Volounteer you're doing a great thing, good luck and please let us know how thigns progress.

suedonim · 09/12/2002 15:07

I had severe PND after my second child and definitely didn't appreciate anyone tellimg me anything. It was months before I could even admit to myself that I was ill, let alone accept advice or help, as I desperately needed to feel I was in control. Ime, being listened to is the important thing.

Rhubarb · 09/12/2002 15:15

Volunteer I just wanted to say I think it's great that you care enough to want to get it just right for her. The support you give is fantastic, and the mother is really lucky to have you supporting her. Keep up the good work!

Volunteer · 11/12/2002 10:48

Ahh, thanks for all the support.

I met her yesterday and she's a lovely lady.
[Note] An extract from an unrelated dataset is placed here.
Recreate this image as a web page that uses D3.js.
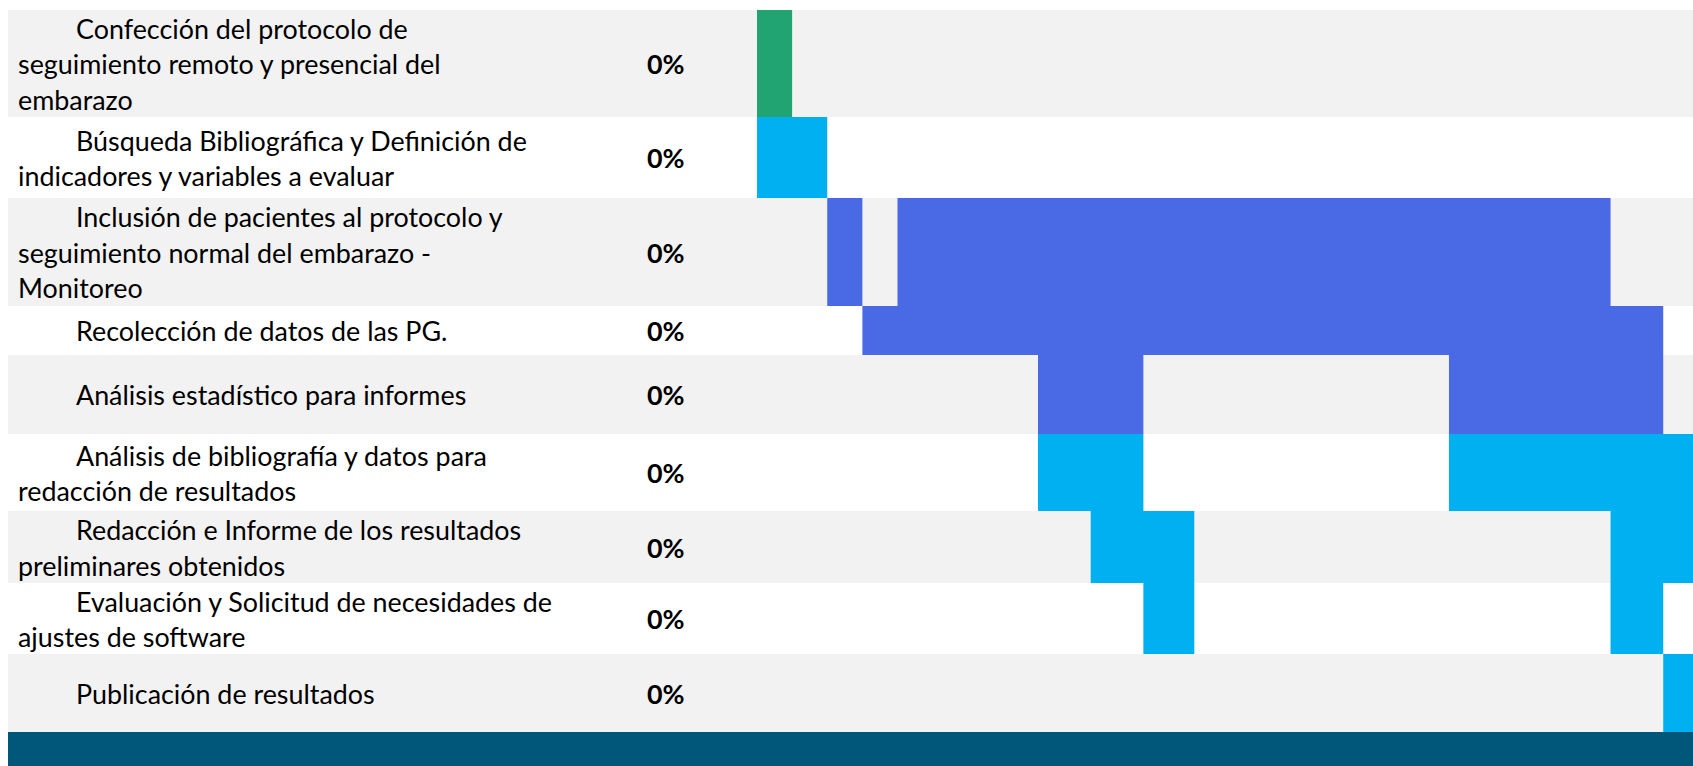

She does want someone to play with them whlle she catches up on sleep, someone to help her get out and about.

Forest, Homestart is a voluntary organisation which helps out parents under stress with 1 or more children under 5. 99% of the volunteers are mothers themselves, so we are in the very priviliged position to understand how joyous and difficult parenting is, with or without added external complications.

Tx again for all the advice

OP posts:
Volunteer · 21/03/2003 10:55

Hi

Just to let you know that the 'assignment' was a great success and the mother is now coping extremely well So well, that she no longer needs me (boo-hoo)

Now, as you were all so informative last time, I'm asking for your help again this time.

I will soon be visiting a mother who suffers from severe agoraphobia.

I have downloaded info from the internet, but it's always preferable to get advice from those who have been through it.